¡Déjeme pensar, algo debo tener para decir!
Bien sabe mi público todo, que no soy un hombre que suele quedarse sin
palabras, aunque en este preciso instante pareciera que sí, que estoy dando un
rodeo de escapatoria para hablar sin estar hablando de nada. Mis enemigos (que son muchos) se apresurarán a
decir que yo nunca digo nada, que siempre doy vueltas, que no sé lo que
escribo, que voy pensando sobre la marcha. Yo que, desde luego, soy mi enemigo
número uno, adhiero a esa postura. Pero hay un momento, de lunes a viernes entre
las 14 y las 15 horas, donde usted encontrará que ese ser malparido desaparece,
se queda haciendo la digestión y aflora otro, quizás peor, que demuestra que en
realidad soy un señor muy cool que
todo lo que dice es interesante y que si escribo es porque hay mucha gente
ávida de leerme.
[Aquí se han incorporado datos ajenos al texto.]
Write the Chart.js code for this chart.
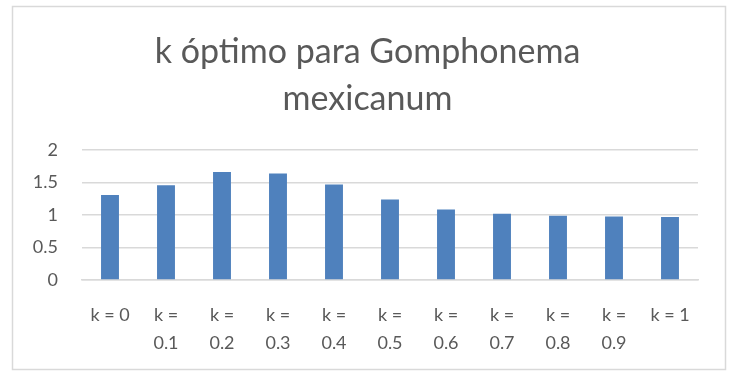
<!DOCTYPE html>
<html>
<head>
<meta charset="utf-8">
<script src="https://cdn.jsdelivr.net/npm/chart.js@4/dist/chart.umd.min.js"></script>
<style>
  html, body { margin: 0; padding: 0; background: #fff; }
  #wrap { position: absolute; left: 0; top: 0; width: 735px; height: 374px; }
</style>
</head>
<body>
<div id="wrap"><canvas id="kChart" width="735" height="374"></canvas></div>
<script>
// etiquetas del eje x (multilínea como en Excel)
const categorias = [
  'k = 0', ['k =', '0.1'], ['k =', '0.2'], ['k =', '0.3'], ['k =', '0.4'],
  ['k =', '0.5'], ['k =', '0.6'], ['k =', '0.7'], ['k =', '0.8'], ['k =', '0.9'], 'k = 1'
];
const valores = [1.31, 1.46, 1.665, 1.64, 1.47, 1.24, 1.085, 1.02, 0.99, 0.98, 0.97];
const tituloLineas = ['k óptimo para Gomphonema', 'mexicanum'];
const yMin = 0, yMax = 2, yPaso = 0.5;

const gris = '#595959';
const lineaGris = '#d9d9d9';
const fuente = 'Lato, "Open Sans", sans-serif';

// marco exterior del gráfico
const marco = {
  id: 'marco',
  beforeDraw(chart) {
    const c = chart.ctx;
    c.save();
    c.fillStyle = '#fff';
    c.fillRect(0, 0, chart.width, chart.height);
    c.strokeStyle = lineaGris;
    c.lineWidth = 1.5;
    c.strokeRect(12.5, 6.5, 713, 363);
    c.restore();
  }
};

new Chart(document.getElementById('kChart'), {
  type: 'bar',
  data: {
    labels: categorias,
    datasets: [{
      data: valores,
      backgroundColor: '#4f81bd',
      borderWidth: 0,
      categoryPercentage: 1,
      barPercentage: 0.32
    }]
  },
  options: {
    responsive: false,
    animation: false,
    layout: { padding: { left: 0, right: 0, top: 28, bottom: 0 } },
    plugins: {
      legend: { display: false },
      tooltip: { enabled: false },
      title: {
        display: true,
        text: tituloLineas,
        color: gris,
        font: { family: fuente, size: 34, weight: 'normal', lineHeight: 1.4 },
        padding: { top: 0, bottom: 27 }
      }
    },
    scales: {
      x: {
        grid: { display: false },
        border: { color: lineaGris, width: 1.5 },
        ticks: {
          color: gris,
          font: { family: fuente, size: 18, lineHeight: 1.55 },
          padding: 13,
          maxRotation: 0,
          autoSkip: false
        },
        afterFit(scale) { scale.height = 94; }
      },
      y: {
        min: yMin,
        max: yMax,
        grid: { color: lineaGris, lineWidth: 1.5, drawTicks: false },
        border: { display: false },
        ticks: {
          stepSize: yPaso,
          color: gris,
          font: { family: fuente, size: 18 },
          padding: 24,
          callback: v => String(v)
        },
        afterFit(scale) { scale.width = 82; }
      },
      // eje vacío a la derecha: deja margen sin descentrar el título
      margen: {
        position: 'right',
        min: yMin,
        max: yMax,
        grid: { display: false },
        border: { display: false },
        ticks: { display: false },
        afterFit(scale) { scale.width = 37; }
      }
    }
  },
  plugins: [marco]
});
</script>
</body>
</html>
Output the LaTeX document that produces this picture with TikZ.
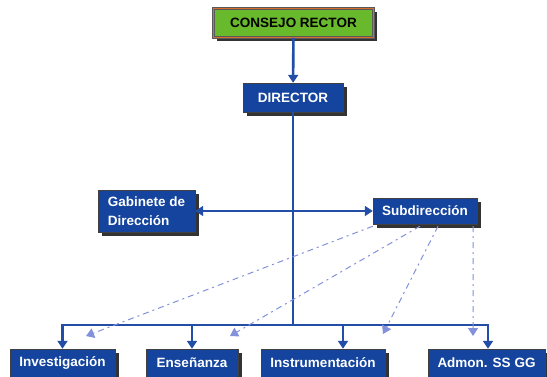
\documentclass[tikz,border=0pt]{standalone}
\usepackage{fontspec}
\setmainfont{Liberation Sans}
\usetikzlibrary{arrows.meta,shadows}
\definecolor{azul}{RGB}{20,68,158}
\definecolor{linea}{RGB}{35,78,168}
\definecolor{punteada}{RGB}{130,145,218}
\definecolor{verde}{RGB}{105,185,45}
\definecolor{naranja}{RGB}{215,110,45}
\begin{document}
\begin{tikzpicture}[x=1pt, y=-1pt,
    unidad/.style={draw=black!75, fill=azul, text=white, inner sep=2pt,
        font=\bfseries\fontsize{13.5}{19}\selectfont,
        drop shadow={shadow xshift=3.5pt, shadow yshift=-3.5pt, fill=black!80, opacity=1}},
    mando/.style={linea, line width=2.6pt},
    apoyo/.style={punteada, line width=1pt, dash pattern=on 6pt off 4pt on 2pt off 4pt,
        -{Triangle[width=10pt,length=8pt]}}]
    \useasboundingbox (0,0) rectangle (547,376);

    % Dirección
    \node[unidad, fill=verde, text=black, draw=black!65, double=naranja, double distance=1.6pt,
        line width=0.7pt, minimum width=160pt, minimum height=29pt] (consejo) at (293.5,23) {CONSEJO RECTOR};
    \node[unidad, minimum width=100pt, minimum height=29pt] (director) at (293,97.5) {DIRECTOR};
    \node[unidad, minimum width=97pt, minimum height=42pt, align=left] (gabinete) at (146.5,211) {Gabinete de\\Dirección};
    \node[unidad, minimum width=104pt, minimum height=26pt] (subdir) at (425,211) {Subdirección};

    % Unidades
    \node[unidad, minimum width=105pt, minimum height=28pt] (invest) at (62.5,363) {Investigación};
    \node[unidad, minimum width=92pt, minimum height=28pt] (ensen) at (192,363) {Enseñanza};
    \node[unidad, minimum width=124pt, minimum height=28pt] (instr) at (323,363) {Instrumentación};
    \node[unidad, minimum width=117pt, minimum height=28pt] (admon) at (486.5,363) {Admon. SS GG};

    % Línea de mando
    \coordinate (bus) at (293,325);
    \draw[mando, -{Triangle[width=10pt,length=8pt]}] (consejo) -- (director);
    \draw[mando] (director) -- (bus);
    \draw[mando, {Triangle[width=10pt,length=8pt]}-{Triangle[width=10pt,length=8pt]}] (gabinete) -- (subdir);
    \draw[mando, {Triangle[width=10pt,length=8pt]}-{Triangle[width=10pt,length=8pt]}]
        (invest.north) |- (bus) -| ([xshift=1.5pt]admon.north);
    \draw[mando, -{Triangle[width=10pt,length=8pt]}] (bus -| ensen.north) -- (ensen.north);
    \draw[mando, -{Triangle[width=10pt,length=8pt]}] (bus -| instr.north) ++(20,0) -- ([xshift=20pt]instr.north);

    % Apoyo de la Subdirección
    \coordinate (tipA) at (86,336);
    \coordinate (tipB) at (230,336);
    \coordinate (tipC) at (383,334);
    \coordinate (tipD) at (473,336);
    \draw[apoyo] ([yshift=-2pt]subdir.south west) -- (tipA);
    \draw[apoyo] ([xshift=-5pt,yshift=-2pt]subdir.south) -- (tipB);
    \draw[apoyo] ([xshift=13pt,yshift=-2pt]subdir.south) -- (tipC);
    \draw[apoyo] ([xshift=-4pt,yshift=-2pt]subdir.south east) -- (tipD);
\end{tikzpicture}
\end{document}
El problema radica en que acaba de pasar la hora señalada, y
el otro, el de siempre, vuelve de la sobremesa y lo hace con fuerzas cafeinísticas
renovadas, con argumentos abrumadores que aplacan al tipo confiado de anteojos
negros, lo tiran contra el piso y lo hunden en los confines mismos de la nada.
En ese preciso instante es que se demuestra lo que siempre digo: que leyéndome
usted no hizo más que perder el tiempo.